The Beacon Council has, in fact, applied for $400,000 from the federal Economic Development Administration to not only help market the first proposed exhibition in 2012 but to see if the county’s $15 million would suffice to bring the Homestead site up to par.

Then there’s the 2012 first-show date, chosen as one of the great global shows, the UK-based Farnborough International Air Show, was expected to cancel its 2012 season because the Olympics in London would compete for hotel rooms. But Farnborough has merely shifted a week, so Miami in its initial year would face global competition that it expected to find safely out of the skies.

Then, flight clearance the county gave this month for funding, site and support depends on how the wind blows. There’s no guarantee commissioners won’t cancel the show’s reservations when those with competing needs check in or, in days of recall threats, that they’ll be around to vote when the air show is ready for boarding.

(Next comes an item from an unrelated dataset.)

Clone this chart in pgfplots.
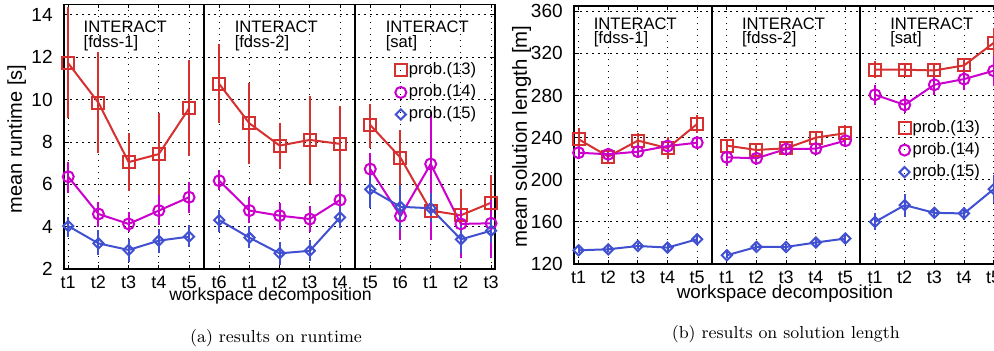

Finally, Miami has a spotty record in sticking to an economic development path that not everyone has signed off on — and seldom do all sign off on anything. The Beacon Council’s resurrection of the 1990s One Community, One Goal team to chart a countywide economic course is a welcome effort to get that vital buy-in not only on an air show but on a broader economic game plan.

Just a handful of air and space industry shows exist. Adding Miami to that list would not only be an economic boon but would shoot down the lingering claim that while Miami is a great place to visit or to live, it can’t simultaneously be a serious, cutting-edge business hub for the hemisphere.

The Beacon Council, which has been fueling this worthy effort for a year, is now approaching companies in aviation to see if they would exhibit in two years. Without them, any air show plan would crash.

There’s certainly plenty to go for.

The Farnborough show just did $47 billion in orders, showed off 152 aircraft, had 100,000 public weekend visitors after a five-day closed show and lured exhibitors in 14 categories, alphabetically from airframe manufacturers, suppliers and original equipment manufacturers to unmanned aerial vehicles followed by weapons, weapons systems, defense systems and equipment.

This would be a big-league lineup, and in a county that just committed $3 billion for baseball, $15 million would be little enough to spend to lure it here. The true economic impact would be many times our investment.

The Beacon Council is moving systematically, with the head of the famed Paris Air Show on board as advisor, and has a logical flight plan. If it can get buy-in from the multi-national exhibitors, a Farnborough mid-July show shouldn’t deter many visitors to a Miami exhibition staged in the dead of a Northern Hemispheric winter.

Unlike efforts at international exhibitions that never took off, this potentially game-changing Miami-Dade air show is no flight of fancy. Fasten your seat belts.